Effect of the structure of lead iodine perovskites on the photovoltaic efficiencies

TL;DR

This study investigates how the microscopic structural variations of methyl-ammonium lead iodide perovskites influence their optical absorption and photovoltaic efficiency, using first-principles calculations to quantify atomic contributions.

Contribution

It introduces a multi-species expansion methodology to analyze atomic contributions to absorption and efficiency in different perovskite phases, considering cell thickness effects.

Findings

Atomic contributions to absorption coefficients vary across structures.

Efficiency contributions from different atoms are quantifiable.

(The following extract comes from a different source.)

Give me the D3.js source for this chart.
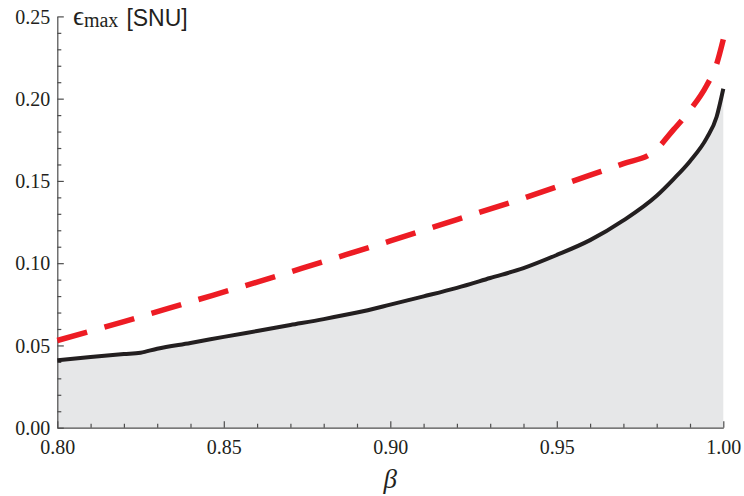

Cell thickness significantly impacts photovoltaic performance.

Abstract

Methyl-ammonium lead iodide perovskite crystallizes in different structures depending on the temperature: orthorhombic, tetragonal and cubic. An important point to be considered is the effect of the microscopic properties of the different structures on the optical and photovoltaic properties. Using first principles we obtain the absorption coefficients that will determine the absorption of solar radiation. In order to analyze the contributions of the different atoms to the absorption coefficients we split them into a many-species expansion. Using a similar methodology we also split the efficiencies as a many-species expansion. It allows the contribution of the atomic species to be identified and quantified to the absorption coefficients and to the solar cell efficiency of the different phases. Additionally the effect of the cell thickness w is quantified.